Women have bought new wardrobes, changed their hair colors and even their professions because of it. Men have spent more time on golf courses and their jobs and their appearances because of it.

Are you curious yet?

What "it" is, of course, is "Empty Nest Syndrome." I'm not really sure if it should be quotation marked and capitalized like that, but since I'm the one facing it, at almost the same time as my 42nd birthday and in the same time period as wrecking my car and my annual trip to the gynecologist, I think it deserves big letters and quotation marks.

Laura Wray & Jock Flaherty in high school in the early 1990s. Now they've been married 19 years. 
For the first time in more than 22 years, I will not have to do laundry every day, cook enough for an army, or be the voice of authority. I won't have to share my shampoo, my package of razors, the only pieces of my wardrobe that are new, or the full-length mirror in my bedroom. A gallon of milk will last longer than the time it takes to open it, a box of cereal will make it to the cabinet shelf before it is decimated, and no one will eat all the middle pieces out of the brownie pan.

I will be able to take a shower without someone knocking on the bathroom door and saying, "Mom, are you about done?" I can lay a book down and find it in the same place when I go back to it. I can rent a three-Kleenex movie without anyone bagging over it. I can play Nintendo (note from 2017--remember this is 25 years ago, okay?) without anyone coaching me or beating me so badly I have to go to the kitchen and pout. I could, if having two children in college allowed me to have any money, spend it on myself without feeling guilty.

Whoopee.

It will be fun, in a way, my husband and I agree, to have the house to ourselves.

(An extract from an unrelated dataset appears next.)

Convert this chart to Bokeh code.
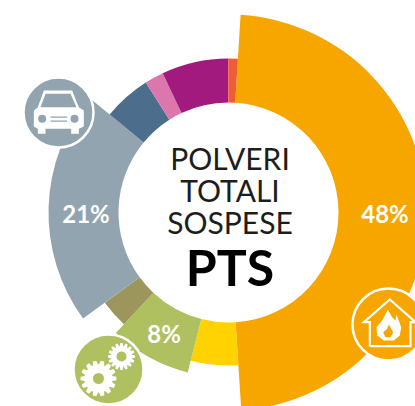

We will, for the first time since we've lived here, have the biggest bedroom in the house as soon as our son moves out of it. We'll have better meals because the picky eaters will be being picky at school instead of at home. We'll be able to used the big thick towels instead of the little thin ones that are all that's left when everyone is home. We can both take classes or have dinner out if we like, without worrying about missing an important school function.

The possibilities are endless. Endings are something I'm not to fond of and I avoid them by looking at them as beginnings. That's what I'm going to do now, when the house is too empty and the phone is too quiet and being "Mom" is no long all-encompassing. Letting go of any child is hard, and I think letting go of the last-born is going to be the hardest of all. However, releasing the kid is allowing yourself to begin to know the young adult.

So I've decided I'm going to look forward to all the endless possibilities, to the beginnings. I am. Really.